Introduction
In Morocco I found many rural games played by children of the Berber people. A common theme of the Berber games is a desire to find the bravest of the group and to propagate a keen skill for adaptation.

One such game is Dinifri, also known as Critna, a game of outdoor team play, bravery and physical dexterity amidst a continuous flow of a strangely ordered chaos. Dinifri is a living example of the Berber people's great ability to adapt and react to ever changing conditions as a fluid group of highly skilled individuals.

I learned how to play this game by playing it with the highly energetic children of the Centre Anjal in Tetouan.

History
Games like Dinifri go back to a time when the Berber people were a nomadic feudal warrior group. The Berbers were renown for their bravery in the face of great adversity and have fought in many terrible situations across some of the most inhospitable terrains of North Africa and even Spain.

Warrior Training
An important part of growing up in a warrior tribe is the development of strengths and skills to be employed during battle. It is for this reason that many Berber games for children included one or more elements to nurture these abilities.

Individual skills of throwing, running and evasive maneuvers are all very common in Berber games and tests of bravery were integral to finding a tribes future leaders. Dinifri is a game that tests many of these abilities in just one game. Players must learn to throw and hit small stationary targets, moving targets, dodge missiles, and run bravely into the heart of the opposition to move important objects. All of these skills are tested at the same time in a kind of manic chaos, much like a battle scene, and during this mayhem each warrior must find a way to work with their group as a cohesive team forming strategies on the move. This activity develops individual skills as a warrior but also leadership skills in communication when adaptation to a wildly changing game plan is imperative.

Rules
A 1 meter square court is scratched into the ground. In each corner of the square a smaller square is drawn and one drawn in the middle. 5 pieces of stone or other object are placed on top of each other in a pillar in the central square.

A soft but rigid material such as cardboard is rolled into a tight baton shape and tied with a piece of strong grass or string.

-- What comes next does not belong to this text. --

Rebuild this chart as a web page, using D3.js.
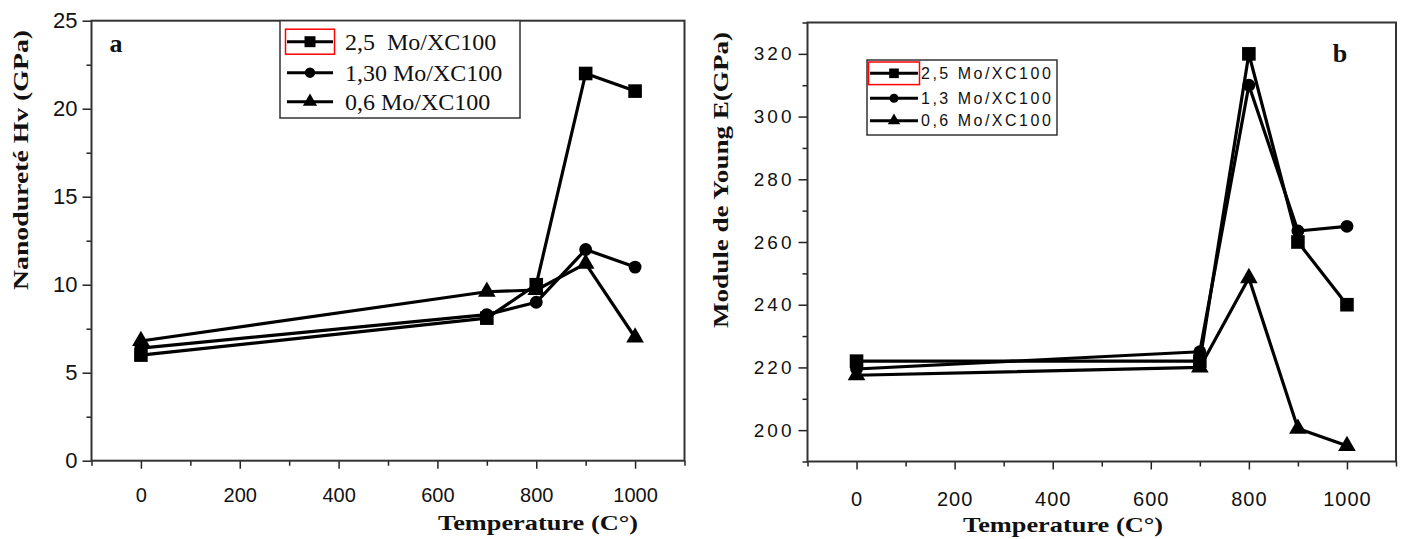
<!DOCTYPE html>
<html lang="fr">
<head>
    <meta charset="UTF-8">
    <script src="https://d3js.org/d3.v7.min.js"></script>
    <title>Nanodureté et module de Young</title>
    <style>
        body { margin: 0; background: white; }
        svg { display: block; }
        .tick text { font-family: "Liberation Sans", Arial, sans-serif; fill: #111; }
        .titre { font-family: "Liberation Serif", "Times New Roman", serif; font-weight: bold; fill: #111; }
        .courbe { fill: none; stroke: black; stroke-width: 3.2; stroke-linejoin: round; }
    </style>
</head>
<body>
<div id="chart"></div>
<script>
    // Données
    const temperatures = [0, 700, 800, 900, 1000];

    // (a) nanodureté Hv (GPa)
    const hv_25 = [6.0, 8.1, 10.0, 22.0, 21.0];
    const hv_130 = [6.4, 8.3, 9.0, 12.0, 11.0];
    const hv_06 = [6.8, 9.6, 9.7, 11.2, 7.0];
    const legendeA = ["2,5  Mo/XC100", "1,30 Mo/XC100", "0,6 Mo/XC100"];

    // (b) module de Young E (GPa)
    const e_25 = [222, 222, 320, 260, 240];
    const e_13 = [219.5, 225, 310, 263.5, 265];
    const e_06 = [217.5, 220, 248.5, 200.5, 195];
    const legendeB = ["2,5 Mo/XC100", "1,3 Mo/XC100", "0,6 Mo/XC100"];

    const ticksX = [0, 200, 400, 600, 800, 1000];
    const ticksXmin = [-100, 100, 300, 500, 700, 900, 1100];
    const ticksA = [0, 5, 10, 15, 20, 25];
    const ticksAmin = [2.5, 7.5, 12.5, 17.5, 22.5];
    const ticksB = [200, 220, 240, 260, 280, 300, 320];
    const ticksBmin = [190, 210, 230, 250, 270, 290, 310, 330];

    const symboles = [d3.symbolSquare, d3.symbolCircle, d3.symbolTriangle];
    const tailles = [185, 130, 135];

    const width = 1403, height = 539;
    const svg = d3.select("#chart").append("svg")
        .attr("width", width)
        .attr("height", height);

    function panneau(opts) {
        const x = d3.scaleLinear().domain([-100, 1100]).range(opts.xr);
        const y = d3.scaleLinear().domain(opts.yd).range(opts.yr);
        const g = svg.append("g");

        // axe x
        g.append("g")
            .attr("transform", `translate(0,${opts.yr[0]})`)
            .call(d3.axisBottom(x).tickValues(ticksX).tickSize(8).tickPadding(opts.xPad).tickFormat(d3.format("d")))
            .call(a => a.select(".domain").remove())
            .call(a => a.selectAll("text").style("font-size", opts.fsX).style("letter-spacing", opts.lsX));
        g.append("g")
            .attr("transform", `translate(0,${opts.yr[0]})`)
            .call(d3.axisBottom(x).tickValues(ticksXmin).tickSize(5).tickFormat(""))
            .call(a => a.select(".domain").remove());

        // axe y
        g.append("g")
            .attr("transform", `translate(${opts.xr[0]},0)`)
            .call(d3.axisLeft(y).tickValues(opts.ticks).tickSize(9).tickPadding(opts.yPad).tickFormat(d3.format("d")))
            .call(a => a.select(".domain").remove())
            .call(a => a.selectAll("text").style("font-size", opts.fsY).style("letter-spacing", opts.lsY));
        g.append("g")
            .attr("transform", `translate(${opts.xr[0]},0)`)
            .call(d3.axisLeft(y).tickValues(opts.ticksMin).tickSize(5).tickFormat(""))
            .call(a => a.select(".domain").remove());

        g.selectAll(".tick line").attr("stroke", "#222").attr("stroke-width", 1.5);

        // cadre
        g.append("rect")
            .attr("x", opts.xr[0]).attr("y", opts.yr[1])
            .attr("width", opts.xr[1] - opts.xr[0])
            .attr("height", opts.yr[0] - opts.yr[1])
            .attr("fill", "none").attr("stroke", "#333").attr("stroke-width", 2);

        // courbes et marqueurs
        const line = d3.line().x((d, i) => x(temperatures[i])).y(d => y(d));
        opts.series.forEach((s, k) => {
            g.append("path").datum(s).attr("class", "courbe").attr("d", line);
            g.selectAll(null).data(s).join("path")
                .attr("transform", (d, i) => `translate(${x(temperatures[i])},${y(d)})`)
                .attr("d", d3.symbol(symboles[k], tailles[k]));
        });

        // légende
        const lg = opts.leg;
        g.append("rect")
            .attr("x", lg.x0).attr("y", lg.y0)
            .attr("width", lg.x1 - lg.x0).attr("height", lg.y1 - lg.y0)
            .attr("fill", "white").attr("stroke", "#333").attr("stroke-width", 1.5);
        lg.rows.forEach((ry, k) => {
            g.append("line")
                .attr("x1", lg.sx0).attr("x2", lg.sx1).attr("y1", ry).attr("y2", ry)
                .attr("stroke", "black").attr("stroke-width", 3);
            g.append("path")
                .attr("transform", `translate(${(lg.sx0 + lg.sx1) / 2},${ry})`)
                .attr("d", d3.symbol(symboles[k], tailles[k] * lg.ms));
            g.append("text")
                .attr("x", lg.tx).attr("y", ry).attr("dy", "0.35em")
                .style("font-family", lg.font).style("font-size", lg.fs)
                .style("letter-spacing", lg.ls).style("white-space", "pre")
                .attr("fill", "#111")
                .text(opts.labels[k]);
        });
        // cadre rouge autour du premier symbole
        g.append("rect")
            .attr("x", lg.sx0 - 1.5).attr("y", lg.rows[0] - lg.rh)
            .attr("width", lg.sx1 - lg.sx0 + 3).attr("height", lg.rh * 2)
            .attr("fill", "none").attr("stroke", "red").attr("stroke-width", 1.5);

        // titres
        g.append("text").attr("class", "titre")
            .attr("x", opts.xt[0]).attr("y", opts.xt[1])
            .attr("text-anchor", "middle").style("font-size", "22px")
            .attr("textLength", 200).attr("lengthAdjust", "spacingAndGlyphs")
            .text("Temperature (C°)");
        g.append("text").attr("class", "titre")
            .attr("transform", `translate(${opts.yt[0]},${opts.yt[1]}) rotate(-90)`)
            .attr("text-anchor", "middle").style("font-size", opts.fsT)
            .attr("textLength", opts.yt[2]).attr("lengthAdjust", "spacingAndGlyphs")
            .text(opts.ytitle);
        g.append("text").attr("class", "titre")
            .attr("x", opts.lettre[0]).attr("y", opts.lettre[1])
            .attr("text-anchor", "middle").style("font-size", "26px")
            .text(opts.lettre[2]);
    }

    panneau({
        xr: [91.5, 684.5], yr: [460.7, 20.7], yd: [0, 25],
        ticks: ticksA, ticksMin: ticksAmin,
        series: [hv_25, hv_130, hv_06], labels: legendeA,
        fsX: "20px", lsX: "0px", xPad: 19, fsY: "22px", lsY: "0px", yPad: 5,
        leg: { x0: 280, x1: 520, y0: 20.7, y1: 118, rows: [41.7, 72.7, 101.7],
               sx0: 287, sx1: 333, tx: 345, font: "'Liberation Serif', serif", fs: "24px", ls: "0px", rh: 12.5, ms: 0.65 },
        xt: [538, 530], yt: [28, 160, 260], fsT: "21px",
        ytitle: "Nanodureté Hv (GPa)", lettre: [116, 52, "a"]
    });

    panneau({
        xr: [807.5, 1396], yr: [461.5, 22.5], yd: [190, 330],
        ticks: ticksB, ticksMin: ticksBmin,
        series: [e_25, e_13, e_06], labels: legendeB,
        fsX: "20px", lsX: "1px", xPad: 22, fsY: "19px", lsY: "3px", yPad: 4,
        leg: { x0: 867, x1: 1057, y0: 60, y1: 135, rows: [73.3, 98.3, 120.7],
               sx0: 870, sx1: 918, tx: 921, font: "'Liberation Sans', Arial, sans-serif", fs: "16px", ls: "2.5px", rh: 11.3, ms: 0.5 },
        xt: [1063, 532], yt: [728, 180, 296], fsT: "20px",
        ytitle: "Module de Young E(GPa)", lettre: [1340, 62, "b"]
    });
</script>
</body>
</html>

2 teams of 5 stand at opposing ends of the square diagram. The teams take turns to throw the baton at the 5 pieces of stone in the center of the square. When a team hits the pieces and knocks them all down the game suddenly jumps to a manically paced attack and defense scenario. The team who hit the pieces becomes the attacking force whilst the other team becomes the defensive force.

At this moment the attacking team's objective is to reach the square court and place all 5 pieces of stone into each of the smaller squares without being hit by the baton. The defensive team's objective is to stop the attacking team from placing the pieces by hitting the attacking team members with the baton thus eliminating each member from the game.

Each time an attacking player is hit by the baton the game pauses for a moment as the defending team all jump up a sing "Chi chi Ka Kahh" many times in celebration of their achievement, before the game continues.

The game is won either by the attacking team placing all the 5 stone pieces or by the defensive team hitting all the attackers with the baton.

Strategy
The attacking force may form many strategies for running in to move the pieces and/or draw out the defensive team's baton holder while an attacking member sneaks in without being noticed. The playfield area expands to a great distance of up to 50 meters or so as players run away from their pursuers.

The defending team forms strategies to beguile the attacking force into a variety of traps. One particularly crafty strategy is to disguise which of their team is actually holding the baton. The team huddles together and hides the baton with one of their members. They all pretend to hold the baton under a shirt or behind their back and run out to chase the attacking force who are none the wiser to who really hold the baton. The defending team then attempts to drive the attackers towards the real baton holder who will them bring attempt to land a hit.

Ordered Chaos
What I find incredible about this game is how on earth any of the players really know what is going on. It all happens at such great speed, changing from attack to defensive maneuvers in split seconds. These children are so hardwired to the possible outcomes of their actions that the game fluctuates like the erratic movements of a swarm of flies. However crazy the game appears to the spectator, there is some order in it all, just as battle and war must seem. In all the chaos the children are tightly focused on their goal and revel in the many windows of opportunity to strike out and overcome the opposition.

Fading Away
Although the Berbers no longer wage war, some of their culture lives on in the games they play. However, it was in Morocco that I first noticed how games of culture were being lost. In one village I visited the children only knew one game, football, and had never heard of Dinifri or any other Berber game. I asked the group of 20 strong if they would like to learn a new game. They jumped for joy at the prospect and screamed with laughter the first time they all shouted "Chi Chi Ka Kahh". The on looking parents and grand parents were astonished to see their children playing a game that they had played in their childhood. I was more astonished that they had never taught these games to their children. I often found children without knowledge of their parent's games, but loved them whenever they were presented and this was for me a wonderful gift to carry.

Conclusion
In modern Morocco the King treats Berber people like 3 rd class citizens even though they make up more than 70% of the population. Yet the Berber people have always braved the worst, adapted to great changes and survived to tell their tale. Dinifri is a living example of the Berber people's great ability to adapt and react to ever changing conditions as a fluid group of highly skilled individuals.